Perhaps we could improve the system by making generation of the list of css/js files to load (and what order to load them). Something like a system where we identify script/style dependencies and have the system automatically order them. In addition to that, we could identify things like if they should be conditional (for IE primarily...) to make it easier to add new fixes files. The primary relevance here, is that it's easier to create a system that does automatic creation and ordering of the files if they just generate a stack of script and link elements.
One of my ToDo's was improving MediaWiki's support for script libraries and stuff like jQuery, YUI, Scriptacious, etc... Part of that was also adding in a bit of support for allinone because these commonly end up loading multiple extra js/css files, and it piles up the HTTP Requests.

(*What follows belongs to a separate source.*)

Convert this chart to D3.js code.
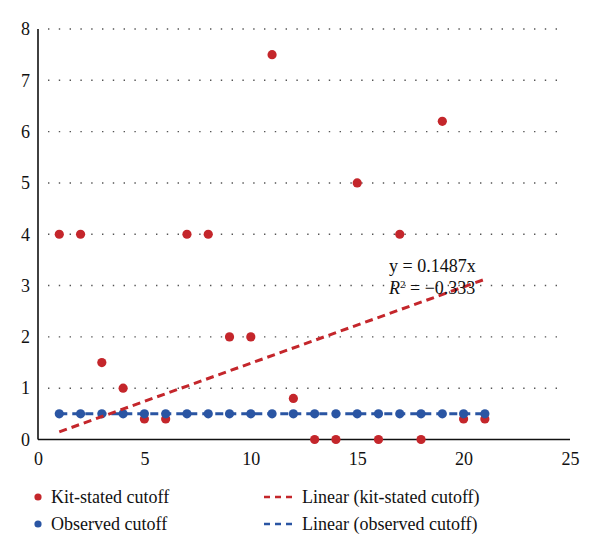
<!doctype html>
<html>
<head>
    <meta charset="utf-8">
    <title>Kit-stated vs observed cutoff</title>
    <style type="text/css">
        body { margin: 0; background: #fff; }
        .grid line { stroke: #555; stroke-width: 1.4; stroke-dasharray: 1.4, 9.4; }
        .axis path, .axis line { stroke: #111; stroke-width: 1.6; }
        .trend { fill: none; stroke-width: 3; stroke-dasharray: 8, 5; }
    </style>
</head>
<body>
<div id="plot"></div>
<script src="https://d3js.org/d3.v7.min.js"></script>
<script>

    // data
    var xValues   = [1, 2, 3, 4, 5, 6, 7, 8, 9, 10, 11, 12, 13, 14, 15, 16, 17, 18, 19, 20, 21];
    var kitStated = [4, 4, 1.5, 1, 0.4, 0.4, 4, 4, 2, 2, 7.5, 0.8, 0, 0, 5, 0, 4, 0, 6.2, 0.4, 0.4];
    var observed  = [0.5, 0.5, 0.5, 0.5, 0.5, 0.5, 0.5, 0.5, 0.5, 0.5, 0.5, 0.5, 0.5, 0.5, 0.5, 0.5, 0.5, 0.5, 0.5, 0.5, 0.5];
    var xTicks = [0, 5, 10, 15, 20, 25];
    var yTicks = [0, 1, 2, 3, 4, 5, 6, 7, 8];
    var kitSlope = 0.1487;        // y = 0.1487x
    var kitR2 = "\u22120.333";
    var observedLevel = 0.5;      // flat linear fit of the observed series

    var red = "#c4262b", blue = "#2a55a3";
    var serif = "'Liberation Serif', 'DejaVu Serif', serif";

    var width = 600, height = 555;

    var xScale = d3.scaleLinear().domain([0, 25]).range([38, 570]);
    var yScale = d3.scaleLinear().domain([0, 8]).range([439.5, 29]);

    var svg = d3.select("#plot").append("svg")
        .attr("width", width)
        .attr("height", height);

    // dotted gridlines (none at 0)
    svg.append("g")
        .attr("class", "grid")
        .selectAll("line")
        .data(yTicks.filter(function (d) { return d > 0; }))
        .enter().append("line")
        .attr("x1", 48)
        .attr("x2", 566)
        .attr("y1", function (d) { return yScale(d); })
        .attr("y2", function (d) { return yScale(d); });

    // axes
    var xAxis = svg.append("g")
        .attr("class", "axis")
        .attr("transform", "translate(0," + yScale(0) + ")")
        .call(d3.axisBottom(xScale).tickValues(xTicks).tickSize(0).tickPadding(13));
    xAxis.select(".domain").attr("d", "M" + xScale(0) + ",0H" + xScale(25));

    var yAxis = svg.append("g")
        .attr("class", "axis")
        .attr("transform", "translate(" + xScale(0) + ",0)")
        .call(d3.axisLeft(yScale).tickValues(yTicks).tickSize(0).tickPadding(8));
    yAxis.select(".domain").attr("d", "M0," + yScale(0) + "V" + yScale(8));

    svg.selectAll(".axis").attr("font-family", null).attr("font-size", null);
    svg.selectAll(".axis text")
        .style("font-family", serif)
        .style("font-size", "18px")
        .attr("fill", "#111");

    // kit-stated points
    svg.append("g").selectAll("circle")
        .data(kitStated)
        .enter().append("circle")
        .attr("cx", function (d, i) { return xScale(xValues[i]); })
        .attr("cy", function (d) { return yScale(d); })
        .attr("r", 4.6)
        .attr("fill", red);

    // observed trend line
    var x0 = xValues[0], x1 = xValues[xValues.length - 1];
    svg.append("line")
        .attr("class", "trend")
        .attr("stroke", blue)
        .attr("x1", xScale(x0)).attr("y1", yScale(observedLevel))
        .attr("x2", xScale(x1)).attr("y2", yScale(observedLevel));

    // observed points
    svg.append("g").selectAll("circle")
        .data(observed)
        .enter().append("circle")
        .attr("cx", function (d, i) { return xScale(xValues[i]); })
        .attr("cy", function (d) { return yScale(d); })
        .attr("r", 4.6)
        .attr("fill", blue);

    // kit-stated trend line
    svg.append("line")
        .attr("class", "trend")
        .attr("stroke", red)
        .attr("x1", xScale(x0)).attr("y1", yScale(kitSlope * x0))
        .attr("x2", xScale(x1)).attr("y2", yScale(kitSlope * x1));

    // equation label
    svg.append("text")
        .attr("x", 389).attr("y", 272)
        .style("font-family", serif)
        .style("font-size", "18px")
        .attr("fill", "#111")
        .text("y = " + kitSlope + "x");
    var r2 = svg.append("text")
        .attr("x", 389).attr("y", 294)
        .style("font-family", serif)
        .style("font-size", "18px")
        .attr("fill", "#111");
    r2.append("tspan").style("font-style", "italic").text("R");
    r2.append("tspan").attr("dy", -6).style("font-size", "11px").text("2");
    r2.append("tspan").attr("dy", 6).text(" = " + kitR2);

    // legend
    var legend = [
        { label: "Kit-stated cutoff", color: red, type: "dot", x: 38, y: 497 },
        { label: "Observed cutoff", color: blue, type: "dot", x: 38, y: 524 },
        { label: "Linear (kit-stated cutoff)", color: red, type: "dash", x: 264, y: 497 },
        { label: "Linear (observed cutoff)", color: blue, type: "dash", x: 264, y: 524 }
    ];

    var lg = svg.append("g").selectAll("g")
        .data(legend)
        .enter().append("g")
        .attr("transform", function (d) { return "translate(" + d.x + "," + d.y + ")"; });

    lg.filter(function (d) { return d.type === "dot"; })
        .append("circle")
        .attr("r", 3.6)
        .attr("fill", function (d) { return d.color; });

    lg.filter(function (d) { return d.type === "dash"; })
        .append("line")
        .attr("x1", 0).attr("x2", 28)
        .attr("stroke", function (d) { return d.color; })
        .attr("stroke-width", 2.5)
        .attr("stroke-dasharray", "6,5");

    lg.append("text")
        .attr("x", function (d) { return d.type === "dot" ? 13 : 38; })
        .attr("y", 6)
        .style("font-family", serif)
        .style("font-size", "18px")
        .attr("fill", "#111")
        .text(function (d) { return d.label; });

</script>
</body>
</html>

~Daniel Friesen(Dantman) of: -The Nadir-Point Group (http://nadir-point.com) --It's Wiki-Tools subgroup (http://wiki-tools.com) --Games-G.P.S. (http://ggps.org) -And Wikia ACG on Wikia.com (http://wikia.com/wiki/Wikia_ACG)
Brion Vibber wrote:
Huji wrote:
Actually, using @import has another side effect too: When saving the page, not all CSS is saved (depends on browser, of course). Using link makes sure that all CSS is going to be saved.
So unless a robust technical reason is given, I'm in support of getting rid of @imports (only because they're supported and classy, doesn't mean they should be used).
It's to keep Netscape 4 from loading the CSS2 stylesheets, freaking out, and becoming completely unusable because it thinks it knows CSS2 but was so woefully bad at it that it just messes everything up.
In these days where Netscape 4 is pretty much dead, we might consider dropping that -- at least if there actually *is* a measurable improvement to doing so.